In this embodiment, a xenon flash lamp is used as the flash light source 44. The light projection optical fiber cable 31 is a light transmission portion that guides the light emitted by the flash light source 44 to the surface of the substrate W. The distal ends of the light projection optical fiber cable 31 and the light reception optical fiber cable 32 are located inside the first hole 50A and are located near a surface to be polished of the substrate W. The optical sensor head 7 constituted of each distal end of the light projection optical fiber cable 31 and the light reception optical fiber cable 32 is disposed to face the substrate W held by the substrate holding head 1. Each time the polishing table 3 rotates, the plurality of measurement points on the substrate W are irradiated with the light. In this embodiment, while only one optical sensor head 7 is disposed, a plurality of optical sensor heads 7 may be disposed.
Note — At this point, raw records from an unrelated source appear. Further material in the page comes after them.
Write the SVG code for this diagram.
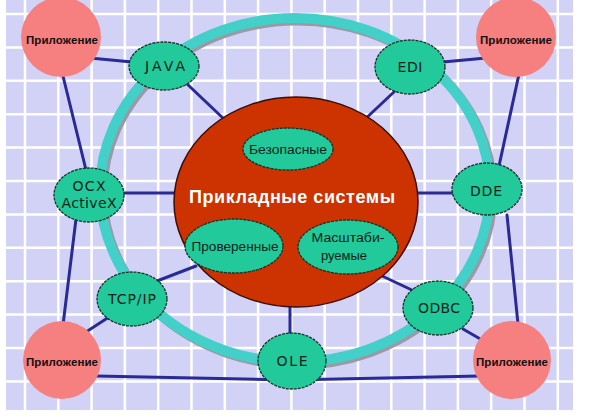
<svg xmlns="http://www.w3.org/2000/svg" width="590" height="418" viewBox="0 0 590 418">
<defs>
<style>
.grid line{stroke:#ffffff;stroke-width:2.5}
.conn line,.conn polyline{stroke:#2a2a96;stroke-width:3;fill:none;stroke-linecap:round}
.node{fill:#22c99b;stroke:#123326;stroke-width:1.3;stroke-dasharray:3 1}
.app{fill:#f67f7f}
.lbl{font-family:"DejaVu Sans","Liberation Sans",sans-serif;font-size:14px;fill:#0a2218;text-anchor:middle}
.in{font-family:"Liberation Sans",Arial,sans-serif;font-size:13px;fill:#0a2218;text-anchor:middle}
.applbl{font-family:"Liberation Sans",Arial,sans-serif;font-size:11.5px;font-weight:bold;fill:#111111;text-anchor:middle}
.title{font-family:"Liberation Sans",Arial,sans-serif;font-size:18px;font-weight:bold;fill:#ffffff;text-anchor:middle}
</style>
</defs>
<rect x="0" y="0" width="590" height="418" fill="#ffffff"/>
<rect x="6" y="0" width="567" height="410" fill="#d2d2f7"/>
<g class="grid">
<line x1="25" y1="0" x2="25" y2="410"/><line x1="58.3" y1="0" x2="58.3" y2="410"/><line x1="91.6" y1="0" x2="91.6" y2="410"/><line x1="124.9" y1="0" x2="124.9" y2="410"/><line x1="158.2" y1="0" x2="158.2" y2="410"/><line x1="191.5" y1="0" x2="191.5" y2="410"/><line x1="224.8" y1="0" x2="224.8" y2="410"/><line x1="258.1" y1="0" x2="258.1" y2="410"/><line x1="291.4" y1="0" x2="291.4" y2="410"/><line x1="324.7" y1="0" x2="324.7" y2="410"/><line x1="358" y1="0" x2="358" y2="410"/><line x1="391.3" y1="0" x2="391.3" y2="410"/><line x1="424.6" y1="0" x2="424.6" y2="410"/><line x1="457.9" y1="0" x2="457.9" y2="410"/><line x1="491.2" y1="0" x2="491.2" y2="410"/><line x1="524.5" y1="0" x2="524.5" y2="410"/><line x1="557.8" y1="0" x2="557.8" y2="410"/>
<line x1="6" y1="14" x2="573" y2="14"/><line x1="6" y1="47.4" x2="573" y2="47.4"/><line x1="6" y1="80.8" x2="573" y2="80.8"/><line x1="6" y1="114.2" x2="573" y2="114.2"/><line x1="6" y1="147.6" x2="573" y2="147.6"/><line x1="6" y1="181" x2="573" y2="181"/><line x1="6" y1="214.4" x2="573" y2="214.4"/><line x1="6" y1="247.8" x2="573" y2="247.8"/><line x1="6" y1="281.2" x2="573" y2="281.2"/><line x1="6" y1="314.6" x2="573" y2="314.6"/><line x1="6" y1="348" x2="573" y2="348"/><line x1="6" y1="381.4" x2="573" y2="381.4"/>
</g>
<g id="ring">
<ellipse cx="297.5" cy="192.5" rx="195" ry="172" fill="none" stroke="#9a9aa6" stroke-width="10"/>
<ellipse cx="295" cy="190" rx="195" ry="172" fill="none" stroke="#42d0c8" stroke-width="10"/>
</g>
<g id="connectors" class="conn">
<line x1="90" y1="58" x2="132" y2="62"/>
<line x1="62" y1="72" x2="86" y2="170"/>
<line x1="186" y1="83" x2="225" y2="120"/>
<line x1="395" y1="91" x2="362" y2="122"/>
<line x1="443" y1="62" x2="486" y2="58"/>
<line x1="519" y1="74" x2="499" y2="166"/>
<line x1="122" y1="193" x2="178" y2="193"/>
<line x1="412" y1="193" x2="454" y2="193"/>
<line x1="76" y1="219" x2="63" y2="325"/>
<line x1="157" y1="281" x2="196" y2="266"/>
<line x1="86" y1="332" x2="109" y2="317"/>
<polyline points="96,376 290,380 480,376"/>
<line x1="290" y1="300" x2="290" y2="336"/>
<line x1="380" y1="275" x2="414" y2="291"/>
<line x1="463" y1="329" x2="482" y2="340"/>
<line x1="507" y1="215" x2="518" y2="324"/>
</g>
<g id="core">
<ellipse cx="296" cy="202" rx="122" ry="105" fill="#cc3300" stroke="#3a0e06" stroke-width="1.5"/>
<text class="title" x="292" y="203" textLength="206" lengthAdjust="spacing">Прикладные системы</text>
</g>
<g id="safe">
<ellipse class="node" cx="288" cy="149" rx="45" ry="21"/>
<text class="in" x="288" y="154" textLength="78" lengthAdjust="spacingAndGlyphs">Безопасные</text>
</g>
<g id="verified">
<ellipse class="node" cx="234" cy="246" rx="49" ry="27"/>
<text class="in" x="235" y="251" textLength="87" lengthAdjust="spacingAndGlyphs">Проверенные</text>
</g>
<g id="scalable">
<ellipse class="node" cx="348" cy="247" rx="50" ry="27"/>
<text class="in" x="348" y="242" textLength="73" lengthAdjust="spacingAndGlyphs">Масштаби-</text>
<text class="in" x="344" y="260">руемые</text>
</g>
<g id="java">
<ellipse class="node" cx="164" cy="66" rx="35" ry="24"/>
<text class="lbl" x="165" y="71" textLength="40" lengthAdjust="spacing">JAVA</text>
</g>
<g id="edi">
<ellipse class="node" cx="410" cy="67" rx="35" ry="27"/>
<text class="lbl" x="410" y="72" textLength="25" lengthAdjust="spacing">EDI</text>
</g>
<g id="ocx">
<ellipse class="node" cx="89" cy="195" rx="35" ry="27"/>
<text class="lbl" x="89" y="191" textLength="33" lengthAdjust="spacing">OCX</text>
<text class="lbl" x="89" y="208" textLength="55" lengthAdjust="spacing">ActiveX</text>
</g>
<g id="dde">
<ellipse class="node" cx="487" cy="189" rx="35" ry="26"/>
<text class="lbl" x="486" y="196" textLength="32" lengthAdjust="spacing">DDE</text>
</g>
<g id="tcpip">
<ellipse class="node" cx="132" cy="299" rx="35" ry="27"/>
<text class="lbl" x="132" y="304" textLength="48" lengthAdjust="spacing">TCP/IP</text>
</g>
<g id="odbc">
<ellipse class="node" cx="438" cy="308" rx="35" ry="27"/>
<text class="lbl" x="439" y="313" textLength="42" lengthAdjust="spacing">ODBC</text>
</g>
<g id="ole">
<ellipse class="node" cx="292" cy="361" rx="34" ry="28"/>
<text class="lbl" x="292" y="366" textLength="31" lengthAdjust="spacing">OLE</text>
</g>
<g id="app-tl">
<circle class="app" cx="61" cy="37" r="40"/>
<text class="applbl" x="62" y="44" textLength="72" lengthAdjust="spacing">Приложение</text>
</g>
<g id="app-tr">
<circle class="app" cx="516" cy="37" r="40"/>
<text class="applbl" x="516" y="44" textLength="72" lengthAdjust="spacing">Приложение</text>
</g>
<g id="app-bl">
<circle class="app" cx="62" cy="360" r="39"/>
<text class="applbl" x="62" y="366" textLength="72" lengthAdjust="spacing">Приложение</text>
</g>
<g id="app-br">
<circle class="app" cx="512" cy="360" r="39"/>
<text class="applbl" x="512" y="366" textLength="72" lengthAdjust="spacing">Приложение</text>
</g>
</svg>
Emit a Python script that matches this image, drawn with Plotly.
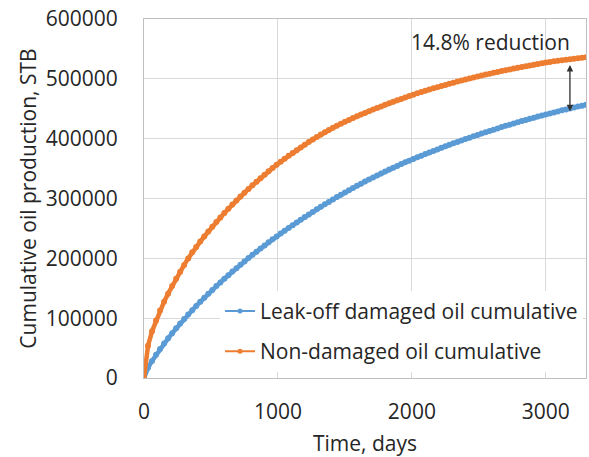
import plotly.graph_objects as go

# Time axis, one sample every 30 days
days = list(range(0, 3301, 30))

# Cumulative oil, STB - fracture-fluid leak-off damaged well
leakoff_cum = [
    0, 17000, 28500, 38700, 48300, 57500, 66300, 74800, 83000, 91000,
    98800, 106200, 113400, 120500, 127400, 134100, 140700, 147200, 153600, 159800,
    165900, 171900, 177800, 183600, 189300, 194900, 200400, 205800, 211100, 216400,
    221600, 226700, 231700, 236600, 241400, 246100, 250800, 255400, 260000, 264500,
    268900, 273300, 277600, 281900, 286100, 290200, 294300, 298300, 302300, 306200,
    310000, 313800, 317500, 321200, 324800, 328300, 331800, 335200, 338600, 341900,
    345100, 348300, 351400, 354500, 357500, 360400, 363300, 366100, 368900, 371600,
    374300, 376900, 379500, 382100, 384700, 387200, 389700, 392200, 394600, 397000,
    399400, 401700, 404000, 406300, 408500, 410700, 412900, 415100, 417200, 419300,
    421400, 423400, 425400, 427400, 429400, 431300, 433200, 435100, 436900, 438700,
    440500, 442200, 443900, 445600, 447300, 448900, 450500, 452100, 453600, 455100,
    456600,
]

# Cumulative oil, STB - undamaged well
nondamaged_cum = [
    0, 54000, 78000, 96000, 113000, 127500, 141000, 153800, 166000, 177700,
    189000, 199900, 210000, 219000, 228000, 236500, 244800, 252800, 260600, 268200,
    275600, 282800, 289800, 296600, 303200, 309600, 315900, 322000, 328000, 333900,
    339700, 345400, 351000, 356400, 361400, 366400, 371300, 376100, 380800, 385400,
    389900, 394300, 398600, 402800, 406900, 410900, 414600, 418200, 421700, 425000,
    428300, 431400, 434500, 437400, 440300, 443100, 445900, 448600, 451300, 453900,
    456500, 459100, 461600, 464100, 466500, 468900, 471200, 473500, 475700, 477900,
    480000, 482100, 484100, 486100, 488000, 489900, 491800, 493600, 495400, 497200,
    498900, 500600, 502300, 503900, 505500, 507100, 508600, 510100, 511600, 513000,
    514400, 515800, 517200, 518500, 519800, 521100, 522400, 523600, 524800, 526000,
    527200, 528200, 529200, 530200, 531100, 532000, 532900, 533700, 534500, 535200,
    535900,
]

series_names = ["Leak-off damaged oil cumulative", "Non-damaged oil cumulative"]
series_colors = ["#5B9BD5", "#ED7D31"]

x_ticks = [0, 1000, 2000, 3000]
y_ticks = [0, 100000, 200000, 300000, 400000, 500000, 600000]

# Gap between the two curves near the end of the forecast
arrow_day = 3180
arrow_top = 525500
arrow_bottom = 446000
reduction_pct = 14.8

FONT = "Open Sans, DejaVu Sans, sans-serif"
TEXT = "#262626"
FS = 21

fig = go.Figure()
for i, (name, ys, color) in enumerate(zip(series_names, [leakoff_cum, nondamaged_cum], series_colors)):
    # dense series drawn as a thick band of overlapping markers
    fig.add_trace(go.Scatter(
        x=days, y=ys, name=name, mode="lines+markers",
        line=dict(color=color, width=4.5),
        marker=dict(color=color, size=6),
        showlegend=False,
    ))
    # legend entry with a thin line and small dot
    fig.add_trace(go.Scatter(
        x=[None], y=[None], name=name, mode="lines+markers",
        line=dict(color=color, width=2),
        marker=dict(color=color, size=5),
        legendgroup=f"g{i}",
    ))

# double-headed arrow between the curves
fig.add_annotation(
    x=arrow_day, y=arrow_bottom, ax=arrow_day, ay=arrow_top,
    xref="x", yref="y", axref="x", ayref="y",
    showarrow=True, arrowhead=2, startarrowhead=2, arrowside="end+start",
    arrowsize=1, startarrowsize=1, arrowwidth=1.3, arrowcolor="#303030", text="",
)
fig.add_annotation(
    x=2590, y=562000, xref="x", yref="y",
    text=f"{reduction_pct}% reduction", showarrow=False,
    font=dict(family=FONT, size=FS, color=TEXT),
)

fig.update_layout(
    width=589, height=457,
    margin=dict(l=144, r=3, t=19, b=79),
    paper_bgcolor="white", plot_bgcolor="white",
    font=dict(family=FONT, size=FS, color=TEXT),
    showlegend=True,
    legend=dict(
        x=0.172, y=0.243, xanchor="left", yanchor="top",
        bgcolor="white", borderwidth=0,
        font=dict(family=FONT, size=FS, color=TEXT),
        tracegroupgap=10, traceorder="grouped",
    ),
    xaxis=dict(
        range=[0, 3300], tickvals=x_ticks, ticks="",
        showgrid=True, gridcolor="#d9d9d9", gridwidth=1,
        showline=True, linecolor="#bfbfbf", linewidth=1, mirror=True,
        zeroline=False, ticklabelstandoff=15,
        title=dict(text="Time, days", font=dict(family=FONT, size=FS, color=TEXT), standoff=13),
    ),
    yaxis=dict(
        range=[0, 600000], tickvals=y_ticks, tickformat="d", ticks="",
        showgrid=True, gridcolor="#d9d9d9", gridwidth=1,
        showline=True, linecolor="#bfbfbf", linewidth=1, mirror=True,
        zeroline=False, ticklabelstandoff=21,
        title=dict(text="Cumulative oil production, STB", font=dict(family=FONT, size=FS, color=TEXT), standoff=3),
    ),
)

fig.write_html("out.html")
During polishing of the substrate W, the optical sensor head 7 travels across the substrate W each time the polishing table 3 rotates once. While the optical sensor head 7 is below the substrate W, the flash light source 44 emits the light at predetermined intervals. The light is guided to the surface (the surface to be polished) of the substrate W through the light projection optical fiber cable 31, and the reflected light from the substrate W is received by the spectroscope 47 through the light reception optical fiber cable 32 and is captured in the optical detector 48. The optical detector 48 measures the intensity of the reflected light at each wavelength over the predetermined wavelength range and transmits the obtained measurement data to the control device 9. The measurement data is a film thickness signal varying in accordance with the film thickness of the substrate W. The control device 9 generates the spectrum of the reflected light that represents the intensity of the light for each wavelength from the measurement data and further determines the film thickness of the substrate W from the spectrum of the reflected light.
During polishing of the substrate W, as a rinse liquid, pure water is supplied to the first hole 50A via the liquid supply line 53 and further supplied to the through hole 51 through the first hole 50A. The pure water fills space between the surface (the surface to be polished) of the substrate W and the optical sensor head 7. The pure water flows into the second hole 50B and is discharged through the drain line 54. The pure water flowing inside the first hole 50A and the through hole 51 prevents the slurry from entering the first hole 50A, and this ensures an optical path.
The liquid supply line 53 and the drain line 54 are connected to a rotary joint 19 and further extend inside the polishing table 3. One end of the liquid supply line 53 is connected to the first hole 50A. The other end of the liquid supply line 53 is connected to a pure water supply source that is not illustrated. The pure water is supplied to the first hole 50A through the liquid supply line 53 and further supplied to the through hole 51 through the first hole 50A.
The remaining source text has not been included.